The other great thing about this recipe, as far as sourdough recipes go, is that I didn’t have to start it the night before. I could wake up in the morning and decide I wanted bagels. Maybe not in time to have said bagels for breakfast the same day, but definitely in time for a late afternoon bagel snack.
First, in a stand mixer fitted with the dough hook attachment, mix sourdough starter, water, oil, whole wheat flour, bread flour, and salt until comes together in a dough. Let that dough rest for 10 minutes in the bowl, covered, before moving on.

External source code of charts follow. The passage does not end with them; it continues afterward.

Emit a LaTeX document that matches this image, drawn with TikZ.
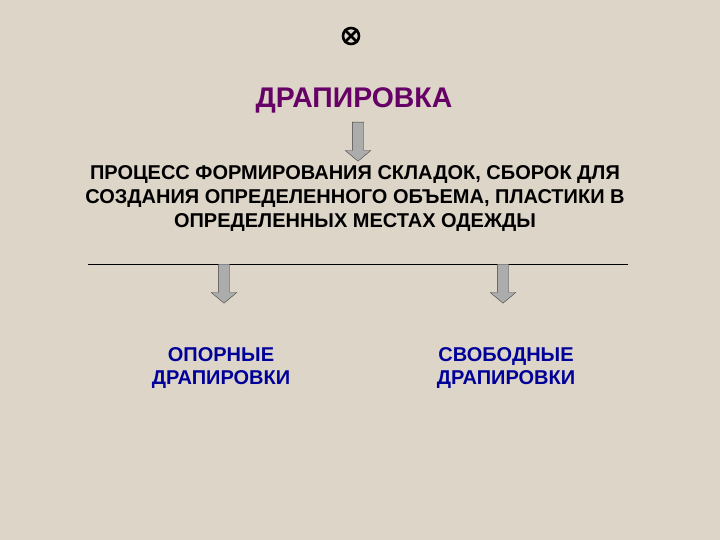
\documentclass[tikz,border=0pt]{standalone}
\usepackage{fontspec}
\setmainfont{Liberation Sans}
\usetikzlibrary{positioning,shapes.arrows}
\definecolor{paper}{RGB}{221,214,200}
\definecolor{plum}{RGB}{102,0,102}
\definecolor{ink}{RGB}{0,0,153}

\begin{document}
\begin{tikzpicture}[x=1pt,y=-1pt,
   txt/.style={font=\bfseries\fontsize{20}{24}\selectfont, align=center, inner sep=0pt},
   kind/.style={txt, text=ink, font=\bfseries\fontsize{20}{23.5}\selectfont},
   blk/.style={single arrow, draw=black!75, fill=gray!65, rotate=-90,
               minimum height=39pt, minimum width=25pt,
               single arrow head extend=7pt, single arrow tip angle=100,
               inner xsep=0pt, inner ysep=5.5pt}]
   \fill[paper] (0,0) rectangle (720,540);

   \node[circle, draw, line width=2.6pt, minimum size=16pt, inner sep=0pt] (mark) at (351,36) {};
   \draw[line width=2.6pt] (mark.north west) -- (mark.south east)
                           (mark.north east) -- (mark.south west);

   \node[txt, text=plum, font=\bfseries\fontsize{28.4}{30}\selectfont] (title) at (354,100) {ДРАПИРОВКА};
   \node[txt] (def) at (355,199) {ПРОЦЕСС ФОРМИРОВАНИЯ СКЛАДОК, СБОРОК ДЛЯ\\
      СОЗДАНИЯ ОПРЕДЕЛЕННОГО ОБЪЕМА, ПЛАСТИКИ В\\
      ОПРЕДЕЛЕННЫХ МЕСТАХ ОДЕЖДЫ};

   \coordinate (bar1) at (88,264);
   \coordinate (bar2) at (628,264);
   \draw (bar1) -- (bar2);

   \node[blk, anchor=tail] (a0) at (358,122) {};
   \node[blk, anchor=tail] (a1) at (224,264) {};
   \node[blk, anchor=tail] (a2) at (503,264) {};

   \node[kind] (left)  at (221,368) {ОПОРНЫЕ\\ДРАПИРОВКИ};
   \node[kind] (right) at (506,368) {СВОБОДНЫЕ\\ДРАПИРОВКИ};
\end{tikzpicture}
\end{document}
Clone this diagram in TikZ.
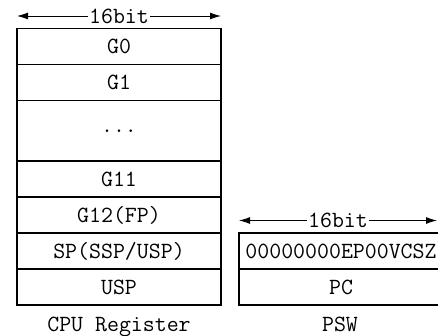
\documentclass[tikz,border=0pt]{standalone}
\usepackage{fontspec}
\usepackage{tikz}
\usetikzlibrary{arrows.meta, positioning, calc}
\tikzset{
	reg/.style     ={rectangle, draw=black, line width=1.1pt, minimum width=204pt, minimum height=36pt, inner sep=0pt, outer sep=0pt, text centered},
	bitarrow/.style={{Latex[length=11pt,width=7pt]}-{Latex[length=11pt,width=7pt]}, line width=0.9pt},
	bitlbl/.style  ={fill=white, inner sep=1pt},
	caption/.style ={anchor=base, inner sep=0pt},
}

\begin{document}
\begin{tikzpicture}[font=\ttfamily\fontsize{23.2}{27}\selectfont]
	\useasboundingbox (0,0) rectangle (438pt,-336pt);
	% CPU register stack
	\node[reg] (g0) at (119pt,-46.5pt) {G0};
	\node[reg, below=0pt of g0] (g1) {G1};
	\node[reg, below=0pt of g1, minimum height=60.5pt] (gdots) {...};
	\node[reg, below=0pt of gdots] (g11) {G11};
	\node[reg, below=0pt of g11] (g12) {G12(FP)};
	\node[reg, below=0pt of g12] (sp) {SP(SSP/USP)};
	\node[reg, below=0pt of sp] (usp) {USP};
	% PSW
	\node[reg, right=18pt of sp] (flags) {00000000EP00VCSZ};
	\node[reg, below=0pt of flags] (pc) {PC};
	% width arrows
	\coordinate (cl) at ($(g0.north west)+(0,12.5pt)$);
	\coordinate (cr) at ($(g0.north east)+(0,12.5pt)$);
	\draw[bitarrow] (cl) -- (cr) node[midway, bitlbl] {16bit};
	\coordinate (pl) at ($(flags.north west)+(0,12.5pt)$);
	\coordinate (pr) at ($(flags.north east)+(-6pt,12.5pt)$);
	\draw[bitarrow] (pl) -- (pr) node[midway, bitlbl] {16bit};
	% captions
	\node[caption] (cpulbl) at ($(usp.south)+(0,-26pt)$) {CPU Register};
	\node[caption] (pswlbl) at ($(pc.south)+(-1pt,-26pt)$) {PSW};
\end{tikzpicture}
\end{document}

Then, turn the mixer on low speed, still with the dough hook attachment, and knead for about 4 minutes. Dough will look smooth and elastic. I still can’t shake the feeling that using a dough hook is cheating as far as kneading dough is concerned, but it works and leaves your hands/countertop a lot cleaner.
Transfer the dough to a large bowl sprayed with cooking spray and cover with a damp kitchen towel. Allow dough to rise for four hours. Turn the dough out onto a floured surface and knead it a couple of times. Then, cut it into twelve equal sized pieces. For each piece, form a ball, flatten it, and then stick your thumb through the middle and stretch it a bit to form a hole. Place the dough rings on a baking sheet sprayed with cooking spray (or covered in parchment paper – I still need to buy parchment paper for my new kitchen). Cover with a damp kitchen towel and allow to rise for one hour. When it’s time to bake, fill a large skillet about half-full with water and add 1 tablespoon of baking soda. Bring to a boil over high heat.
Working with three bagels at a time, drop the bagels into the boiling water. Boil for one minute, flipping the bagels over after 30 seconds. Use a slotted spoon or spatula to transfer boiled bagels back to baking sheet and continue with remaining bagels. Brush the tops of each bagel with egg wash and dip one side into a shallow dish full of desired seasoning. Place bake on baking sheet. Bake at 450°F for 14 minutes, until golden. Transfer the bagels to a wire rack to cool completely. I tend to keep my bagels in a bag in the freezer, but if you think you can eat 12 in a week, store them in an airtight container at room temperature. I just had one toasted with some pumpkin cream cheese and it was perfect.
- 2 cups sourdough starter
- 1 1/2 cups warm water
- 1 tablespoon olive oil
- 3 cups whole wheat flour
- 2 cups bread flour
- 1 tablespoon salt
- 1 tablespoon baking soda
- 1 egg
- 1 tablespoon water
- Everything But The Bagel Seasoning
- In a stand mixer fitted with the dough hook attachment, mix together sourdough starter, water, oil, whole wheat flour, bread flour, and salt until dough comes together. Allow dough to rest in bowl, covered, for 10 minutes.
- Turn mixer on low speed, still with dough hook attachment, and knead dough for about 4 minutes, until smooth and elastic. Transfer dough to a large bowl sprayed with cooking spray and cover with a damp kitchen towel. Allow to rise for 4 hours.
- Turn dough onto a floured surface and knead a couple of times. Cut dough into 12 equal pieces. With each piece, form a ball, flatten, and push your thumb through the center to make a hole. Place dough rings on a baking sheet sprayed with cooking spray. Cover with a damp kitchen towel and allow to rise for 1 hour.
- Fill a 12-inch skillet half-full with water and add 1 tablespoon of baking soda. Bring to a boil over high heat.
- Working with three bagels at a time, drop bagels into boiling water and boil for 1 minute, flipping bagels over after 30 seconds. Remove from boiling water and place back on baking sheet and repeat with remaining bagels.
- Whisk together egg and 1 tablespoon of water to form an egg wash. Pour seasoning onto a shallow dish.
- Brush the top of each bagel with egg wash. Dip each bagel in seasoning and place back on baking sheet.
- Bake bagels at 450°F for 14 minutes until golden. Remove from baking sheet and place on wire rack to cool completely.